Report the number of lines that include "this", with no additional text.

> **RECORDS PROVIDED**:
___
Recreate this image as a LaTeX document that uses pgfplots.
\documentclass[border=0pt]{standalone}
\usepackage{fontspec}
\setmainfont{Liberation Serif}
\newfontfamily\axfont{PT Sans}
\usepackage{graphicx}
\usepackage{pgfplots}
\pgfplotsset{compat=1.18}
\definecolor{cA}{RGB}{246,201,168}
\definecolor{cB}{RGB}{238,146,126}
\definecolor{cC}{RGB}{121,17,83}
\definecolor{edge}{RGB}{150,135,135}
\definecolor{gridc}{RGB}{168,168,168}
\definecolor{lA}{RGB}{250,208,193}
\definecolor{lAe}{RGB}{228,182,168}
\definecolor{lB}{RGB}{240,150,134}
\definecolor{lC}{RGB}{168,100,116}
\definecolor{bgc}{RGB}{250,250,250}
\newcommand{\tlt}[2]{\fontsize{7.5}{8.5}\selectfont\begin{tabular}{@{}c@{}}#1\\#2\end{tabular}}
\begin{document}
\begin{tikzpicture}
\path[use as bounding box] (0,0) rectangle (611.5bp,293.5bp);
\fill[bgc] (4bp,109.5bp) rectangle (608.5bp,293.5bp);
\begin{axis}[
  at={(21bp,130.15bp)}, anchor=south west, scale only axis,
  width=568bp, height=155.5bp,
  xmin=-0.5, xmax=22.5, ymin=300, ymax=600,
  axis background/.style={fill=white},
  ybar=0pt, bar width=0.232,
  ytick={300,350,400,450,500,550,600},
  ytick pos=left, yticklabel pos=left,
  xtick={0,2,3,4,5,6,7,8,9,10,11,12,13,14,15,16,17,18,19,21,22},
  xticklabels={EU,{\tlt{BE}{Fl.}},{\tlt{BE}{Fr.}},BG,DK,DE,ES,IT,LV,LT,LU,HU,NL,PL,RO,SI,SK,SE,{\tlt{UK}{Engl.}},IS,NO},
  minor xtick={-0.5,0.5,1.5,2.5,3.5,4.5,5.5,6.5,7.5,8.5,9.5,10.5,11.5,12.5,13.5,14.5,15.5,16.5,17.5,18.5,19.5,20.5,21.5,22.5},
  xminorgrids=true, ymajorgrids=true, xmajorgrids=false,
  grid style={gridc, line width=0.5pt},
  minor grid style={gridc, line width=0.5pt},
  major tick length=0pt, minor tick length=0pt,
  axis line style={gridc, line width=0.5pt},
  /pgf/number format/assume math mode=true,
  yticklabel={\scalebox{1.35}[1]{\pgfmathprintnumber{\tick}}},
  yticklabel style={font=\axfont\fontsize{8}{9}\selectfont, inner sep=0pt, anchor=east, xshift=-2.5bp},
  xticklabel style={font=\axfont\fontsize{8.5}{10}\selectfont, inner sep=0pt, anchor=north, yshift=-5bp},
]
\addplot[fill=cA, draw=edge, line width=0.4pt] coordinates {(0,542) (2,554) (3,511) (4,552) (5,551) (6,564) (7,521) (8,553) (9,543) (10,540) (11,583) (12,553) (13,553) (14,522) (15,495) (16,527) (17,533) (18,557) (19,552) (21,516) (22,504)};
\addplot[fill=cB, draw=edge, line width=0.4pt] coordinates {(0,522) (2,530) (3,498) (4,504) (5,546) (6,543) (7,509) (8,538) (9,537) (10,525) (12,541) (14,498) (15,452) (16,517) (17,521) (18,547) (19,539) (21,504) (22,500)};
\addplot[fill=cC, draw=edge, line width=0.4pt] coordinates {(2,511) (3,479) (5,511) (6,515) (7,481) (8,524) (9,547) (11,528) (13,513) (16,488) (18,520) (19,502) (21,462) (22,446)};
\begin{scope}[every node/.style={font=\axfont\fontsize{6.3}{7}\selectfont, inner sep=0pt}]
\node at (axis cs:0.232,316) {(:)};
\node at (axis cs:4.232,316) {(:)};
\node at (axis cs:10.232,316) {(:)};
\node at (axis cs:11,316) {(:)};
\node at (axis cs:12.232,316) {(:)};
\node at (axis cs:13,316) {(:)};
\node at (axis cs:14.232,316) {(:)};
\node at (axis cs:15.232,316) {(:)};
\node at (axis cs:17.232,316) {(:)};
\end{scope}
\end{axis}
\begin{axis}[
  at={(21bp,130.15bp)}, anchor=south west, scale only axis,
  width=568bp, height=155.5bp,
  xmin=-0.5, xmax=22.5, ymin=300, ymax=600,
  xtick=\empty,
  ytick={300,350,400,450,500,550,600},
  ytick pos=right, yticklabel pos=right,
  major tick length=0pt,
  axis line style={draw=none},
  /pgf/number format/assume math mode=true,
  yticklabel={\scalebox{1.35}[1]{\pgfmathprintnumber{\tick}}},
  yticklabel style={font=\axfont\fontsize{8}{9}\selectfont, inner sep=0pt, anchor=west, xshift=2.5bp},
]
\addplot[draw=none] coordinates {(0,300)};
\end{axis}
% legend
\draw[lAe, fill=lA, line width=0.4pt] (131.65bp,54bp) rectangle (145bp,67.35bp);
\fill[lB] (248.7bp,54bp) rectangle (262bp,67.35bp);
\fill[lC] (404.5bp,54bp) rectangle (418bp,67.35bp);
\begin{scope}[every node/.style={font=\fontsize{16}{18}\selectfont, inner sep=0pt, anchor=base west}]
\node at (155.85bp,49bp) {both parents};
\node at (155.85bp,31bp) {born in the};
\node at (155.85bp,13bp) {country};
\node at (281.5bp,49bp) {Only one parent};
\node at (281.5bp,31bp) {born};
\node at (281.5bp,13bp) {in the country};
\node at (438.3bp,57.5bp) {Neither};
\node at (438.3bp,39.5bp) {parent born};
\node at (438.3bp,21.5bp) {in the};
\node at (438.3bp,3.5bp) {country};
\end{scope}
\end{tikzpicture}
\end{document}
___
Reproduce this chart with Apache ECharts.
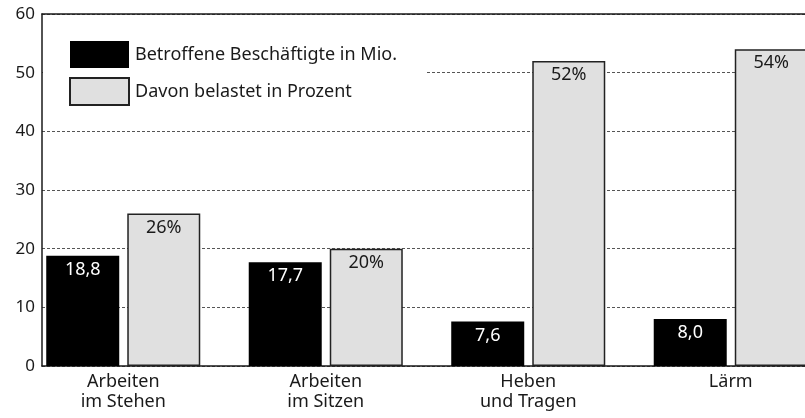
___
> **IN RESPONSE**: 2